[Saved data entries]
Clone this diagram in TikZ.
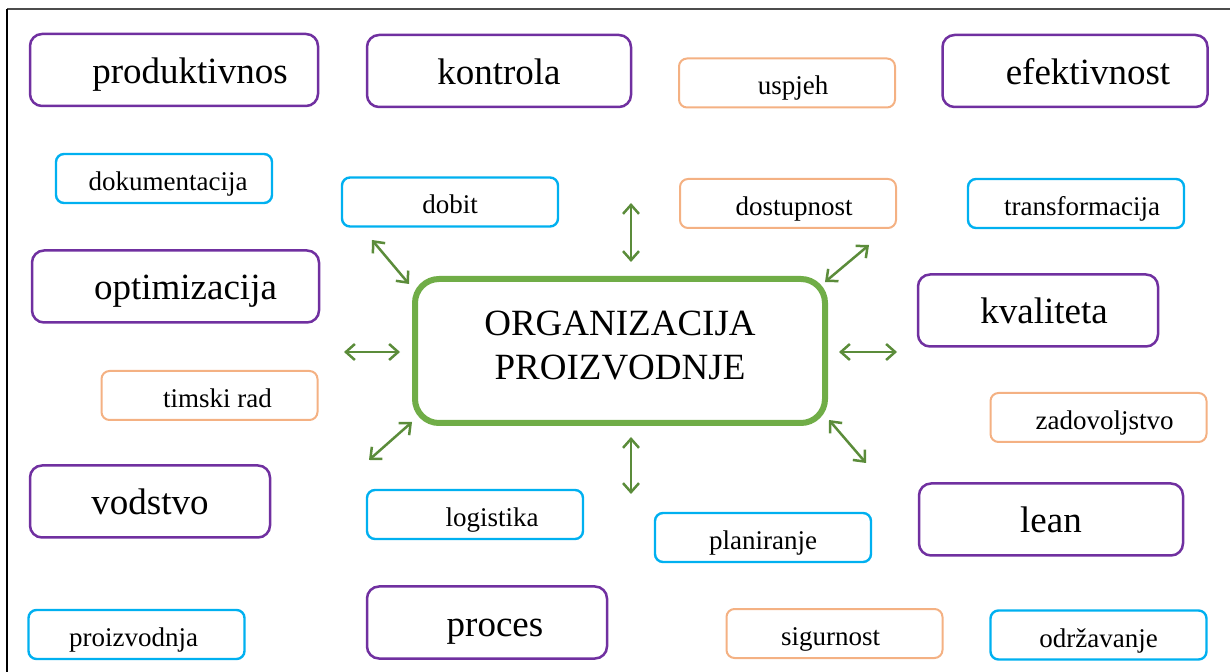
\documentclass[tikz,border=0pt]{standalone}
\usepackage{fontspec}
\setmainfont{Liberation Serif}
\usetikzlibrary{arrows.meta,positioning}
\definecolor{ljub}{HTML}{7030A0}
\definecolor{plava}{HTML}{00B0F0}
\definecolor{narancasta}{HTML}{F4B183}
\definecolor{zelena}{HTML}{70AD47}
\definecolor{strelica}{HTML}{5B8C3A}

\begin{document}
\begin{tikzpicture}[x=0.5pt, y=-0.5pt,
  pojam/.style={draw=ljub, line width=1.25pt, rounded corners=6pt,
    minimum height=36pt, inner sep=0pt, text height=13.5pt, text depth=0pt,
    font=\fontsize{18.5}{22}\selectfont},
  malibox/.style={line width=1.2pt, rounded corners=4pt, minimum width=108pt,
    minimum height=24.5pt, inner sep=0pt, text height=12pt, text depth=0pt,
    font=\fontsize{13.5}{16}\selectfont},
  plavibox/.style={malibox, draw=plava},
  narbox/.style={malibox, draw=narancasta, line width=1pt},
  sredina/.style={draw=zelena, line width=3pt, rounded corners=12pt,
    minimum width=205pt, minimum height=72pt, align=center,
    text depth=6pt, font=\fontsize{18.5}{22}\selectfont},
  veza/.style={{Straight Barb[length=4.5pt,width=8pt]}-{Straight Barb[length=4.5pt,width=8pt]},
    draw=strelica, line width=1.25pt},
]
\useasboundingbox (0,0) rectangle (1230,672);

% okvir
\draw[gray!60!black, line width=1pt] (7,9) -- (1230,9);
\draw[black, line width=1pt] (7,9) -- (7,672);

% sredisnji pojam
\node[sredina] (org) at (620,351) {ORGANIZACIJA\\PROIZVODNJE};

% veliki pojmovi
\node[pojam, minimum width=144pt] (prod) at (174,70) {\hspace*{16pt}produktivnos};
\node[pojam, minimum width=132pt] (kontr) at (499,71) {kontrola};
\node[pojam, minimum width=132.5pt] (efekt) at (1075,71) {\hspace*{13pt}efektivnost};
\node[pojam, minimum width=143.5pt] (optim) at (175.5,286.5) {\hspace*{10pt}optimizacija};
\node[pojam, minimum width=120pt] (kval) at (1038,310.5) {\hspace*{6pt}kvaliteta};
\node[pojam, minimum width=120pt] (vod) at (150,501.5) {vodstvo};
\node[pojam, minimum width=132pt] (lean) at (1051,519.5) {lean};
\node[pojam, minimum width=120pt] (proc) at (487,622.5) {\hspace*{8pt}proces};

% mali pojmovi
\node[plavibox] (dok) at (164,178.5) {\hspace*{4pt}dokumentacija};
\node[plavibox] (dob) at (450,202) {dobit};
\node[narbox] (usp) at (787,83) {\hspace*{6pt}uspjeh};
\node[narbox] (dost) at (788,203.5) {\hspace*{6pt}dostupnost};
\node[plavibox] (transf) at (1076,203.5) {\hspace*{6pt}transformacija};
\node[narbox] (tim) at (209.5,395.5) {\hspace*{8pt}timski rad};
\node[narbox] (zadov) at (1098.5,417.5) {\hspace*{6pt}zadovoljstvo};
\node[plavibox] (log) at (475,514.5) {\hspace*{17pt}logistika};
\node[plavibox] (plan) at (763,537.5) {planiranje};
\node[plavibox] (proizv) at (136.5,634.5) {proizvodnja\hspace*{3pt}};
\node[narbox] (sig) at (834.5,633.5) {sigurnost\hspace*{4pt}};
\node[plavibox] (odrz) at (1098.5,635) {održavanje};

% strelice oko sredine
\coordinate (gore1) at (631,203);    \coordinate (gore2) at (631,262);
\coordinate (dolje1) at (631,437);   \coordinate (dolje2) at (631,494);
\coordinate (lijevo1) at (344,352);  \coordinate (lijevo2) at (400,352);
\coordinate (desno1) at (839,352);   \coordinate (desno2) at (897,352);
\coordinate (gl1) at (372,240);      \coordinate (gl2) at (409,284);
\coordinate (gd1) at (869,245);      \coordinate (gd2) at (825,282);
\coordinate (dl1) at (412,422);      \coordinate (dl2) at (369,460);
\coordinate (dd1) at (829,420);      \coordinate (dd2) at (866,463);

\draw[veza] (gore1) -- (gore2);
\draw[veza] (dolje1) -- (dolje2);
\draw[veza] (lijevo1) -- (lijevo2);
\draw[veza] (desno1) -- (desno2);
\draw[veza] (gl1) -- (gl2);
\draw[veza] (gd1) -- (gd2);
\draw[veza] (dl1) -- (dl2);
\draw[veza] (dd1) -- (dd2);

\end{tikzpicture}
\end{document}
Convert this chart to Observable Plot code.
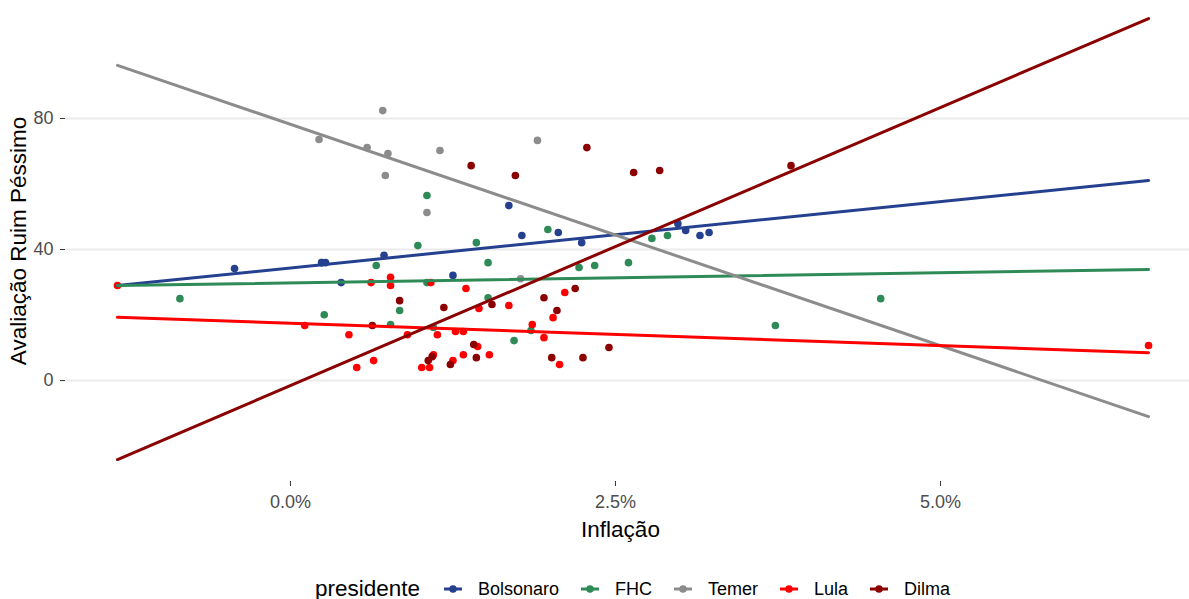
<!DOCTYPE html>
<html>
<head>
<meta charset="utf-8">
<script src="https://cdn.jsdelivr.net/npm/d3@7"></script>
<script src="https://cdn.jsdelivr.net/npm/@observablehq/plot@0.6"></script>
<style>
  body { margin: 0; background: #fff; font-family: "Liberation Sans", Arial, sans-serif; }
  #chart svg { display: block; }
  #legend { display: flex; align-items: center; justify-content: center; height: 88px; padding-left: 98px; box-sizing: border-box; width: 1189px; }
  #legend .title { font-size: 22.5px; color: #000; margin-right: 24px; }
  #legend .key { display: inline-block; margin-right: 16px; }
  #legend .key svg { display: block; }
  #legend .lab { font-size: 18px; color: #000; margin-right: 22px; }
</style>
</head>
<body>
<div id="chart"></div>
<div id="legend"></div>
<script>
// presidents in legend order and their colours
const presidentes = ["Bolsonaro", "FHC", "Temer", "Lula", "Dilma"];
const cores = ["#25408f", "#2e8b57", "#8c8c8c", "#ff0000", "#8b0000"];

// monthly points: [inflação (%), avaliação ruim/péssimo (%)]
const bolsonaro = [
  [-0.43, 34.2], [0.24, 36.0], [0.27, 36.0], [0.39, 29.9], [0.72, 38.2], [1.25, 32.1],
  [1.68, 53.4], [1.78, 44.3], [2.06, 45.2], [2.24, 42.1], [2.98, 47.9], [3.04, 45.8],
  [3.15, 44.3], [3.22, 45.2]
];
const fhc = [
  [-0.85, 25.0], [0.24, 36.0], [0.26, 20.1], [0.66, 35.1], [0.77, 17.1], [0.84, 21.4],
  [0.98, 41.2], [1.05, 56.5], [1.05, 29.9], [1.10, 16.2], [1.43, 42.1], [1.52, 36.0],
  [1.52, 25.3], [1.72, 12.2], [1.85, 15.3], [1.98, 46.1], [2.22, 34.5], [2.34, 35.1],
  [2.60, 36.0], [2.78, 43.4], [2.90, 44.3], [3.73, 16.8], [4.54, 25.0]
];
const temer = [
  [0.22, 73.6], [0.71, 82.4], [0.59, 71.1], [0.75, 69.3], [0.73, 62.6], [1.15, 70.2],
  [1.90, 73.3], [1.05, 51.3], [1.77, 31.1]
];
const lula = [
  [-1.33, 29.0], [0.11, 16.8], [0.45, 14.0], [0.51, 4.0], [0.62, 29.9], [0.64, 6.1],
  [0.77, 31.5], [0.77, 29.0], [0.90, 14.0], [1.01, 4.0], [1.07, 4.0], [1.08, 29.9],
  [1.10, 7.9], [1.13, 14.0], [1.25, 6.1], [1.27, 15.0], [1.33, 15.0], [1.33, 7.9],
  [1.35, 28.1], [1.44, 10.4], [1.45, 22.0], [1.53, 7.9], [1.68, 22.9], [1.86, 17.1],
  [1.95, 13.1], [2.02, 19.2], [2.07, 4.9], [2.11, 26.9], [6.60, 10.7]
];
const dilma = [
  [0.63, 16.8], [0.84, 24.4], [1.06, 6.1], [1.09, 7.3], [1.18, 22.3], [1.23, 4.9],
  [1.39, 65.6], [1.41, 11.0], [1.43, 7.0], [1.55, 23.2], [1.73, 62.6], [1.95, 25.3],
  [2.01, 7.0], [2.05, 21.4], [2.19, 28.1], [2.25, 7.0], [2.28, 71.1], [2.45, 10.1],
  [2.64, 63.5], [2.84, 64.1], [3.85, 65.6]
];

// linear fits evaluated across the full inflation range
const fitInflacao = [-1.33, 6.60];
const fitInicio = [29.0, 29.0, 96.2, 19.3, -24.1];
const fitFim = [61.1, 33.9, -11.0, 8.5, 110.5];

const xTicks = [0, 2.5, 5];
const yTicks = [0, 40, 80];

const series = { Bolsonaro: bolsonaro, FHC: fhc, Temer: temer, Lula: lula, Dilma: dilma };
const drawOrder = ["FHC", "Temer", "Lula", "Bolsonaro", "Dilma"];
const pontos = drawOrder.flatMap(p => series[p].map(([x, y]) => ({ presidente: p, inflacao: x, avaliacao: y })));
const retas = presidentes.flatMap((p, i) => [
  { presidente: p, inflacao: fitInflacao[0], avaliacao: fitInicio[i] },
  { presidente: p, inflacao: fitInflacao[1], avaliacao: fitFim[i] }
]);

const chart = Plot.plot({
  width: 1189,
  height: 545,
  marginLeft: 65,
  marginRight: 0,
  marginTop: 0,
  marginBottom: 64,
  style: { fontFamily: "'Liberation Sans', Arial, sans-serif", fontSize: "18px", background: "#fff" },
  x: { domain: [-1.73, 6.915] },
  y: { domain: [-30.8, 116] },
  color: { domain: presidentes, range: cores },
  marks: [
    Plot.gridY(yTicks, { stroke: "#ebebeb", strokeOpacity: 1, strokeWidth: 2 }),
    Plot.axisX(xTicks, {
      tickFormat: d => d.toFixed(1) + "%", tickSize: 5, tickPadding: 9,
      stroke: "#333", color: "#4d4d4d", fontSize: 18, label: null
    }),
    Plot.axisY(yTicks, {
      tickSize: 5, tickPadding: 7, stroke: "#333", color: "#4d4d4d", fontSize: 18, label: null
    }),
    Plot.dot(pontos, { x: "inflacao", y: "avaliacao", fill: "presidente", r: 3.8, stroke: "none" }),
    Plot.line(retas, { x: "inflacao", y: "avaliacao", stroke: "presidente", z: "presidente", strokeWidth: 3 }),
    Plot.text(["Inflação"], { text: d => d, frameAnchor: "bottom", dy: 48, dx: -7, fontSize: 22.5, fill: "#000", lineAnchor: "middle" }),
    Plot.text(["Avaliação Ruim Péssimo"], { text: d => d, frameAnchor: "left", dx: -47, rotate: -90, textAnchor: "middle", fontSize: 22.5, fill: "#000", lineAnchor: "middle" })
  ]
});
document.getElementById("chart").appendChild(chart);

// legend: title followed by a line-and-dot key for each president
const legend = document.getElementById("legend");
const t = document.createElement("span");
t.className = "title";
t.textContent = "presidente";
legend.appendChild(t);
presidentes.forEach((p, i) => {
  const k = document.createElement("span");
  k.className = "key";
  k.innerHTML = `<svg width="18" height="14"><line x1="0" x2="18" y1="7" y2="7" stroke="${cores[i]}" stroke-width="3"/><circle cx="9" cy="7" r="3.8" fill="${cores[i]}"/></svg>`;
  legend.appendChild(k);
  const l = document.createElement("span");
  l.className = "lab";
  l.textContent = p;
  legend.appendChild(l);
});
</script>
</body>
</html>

◆ **Requirement**:
Leave out the pictures, then repeat the listing above exactly from its first line to the line with "(org) at (620,351)", inclusive.

◆ **Expected answer**:
Clone this diagram in TikZ.
\documentclass[tikz,border=0pt]{standalone}
\usepackage{fontspec}
\setmainfont{Liberation Serif}
\usetikzlibrary{arrows.meta,positioning}
\definecolor{ljub}{HTML}{7030A0}
\definecolor{plava}{HTML}{00B0F0}
\definecolor{narancasta}{HTML}{F4B183}
\definecolor{zelena}{HTML}{70AD47}
\definecolor{strelica}{HTML}{5B8C3A}

\begin{document}
\begin{tikzpicture}[x=0.5pt, y=-0.5pt,
  pojam/.style={draw=ljub, line width=1.25pt, rounded corners=6pt,
    minimum height=36pt, inner sep=0pt, text height=13.5pt, text depth=0pt,
    font=\fontsize{18.5}{22}\selectfont},
  malibox/.style={line width=1.2pt, rounded corners=4pt, minimum width=108pt,
    minimum height=24.5pt, inner sep=0pt, text height=12pt, text depth=0pt,
    font=\fontsize{13.5}{16}\selectfont},
  plavibox/.style={malibox, draw=plava},
  narbox/.style={malibox, draw=narancasta, line width=1pt},
  sredina/.style={draw=zelena, line width=3pt, rounded corners=12pt,
    minimum width=205pt, minimum height=72pt, align=center,
    text depth=6pt, font=\fontsize{18.5}{22}\selectfont},
  veza/.style={{Straight Barb[length=4.5pt,width=8pt]}-{Straight Barb[length=4.5pt,width=8pt]},
    draw=strelica, line width=1.25pt},
]
\useasboundingbox (0,0) rectangle (1230,672);

% okvir
\draw[gray!60!black, line width=1pt] (7,9) -- (1230,9);
\draw[black, line width=1pt] (7,9) -- (7,672);

% sredisnji pojam
\node[sredina] (org) at (620,351) {ORGANIZACIJA\\PROIZVODNJE};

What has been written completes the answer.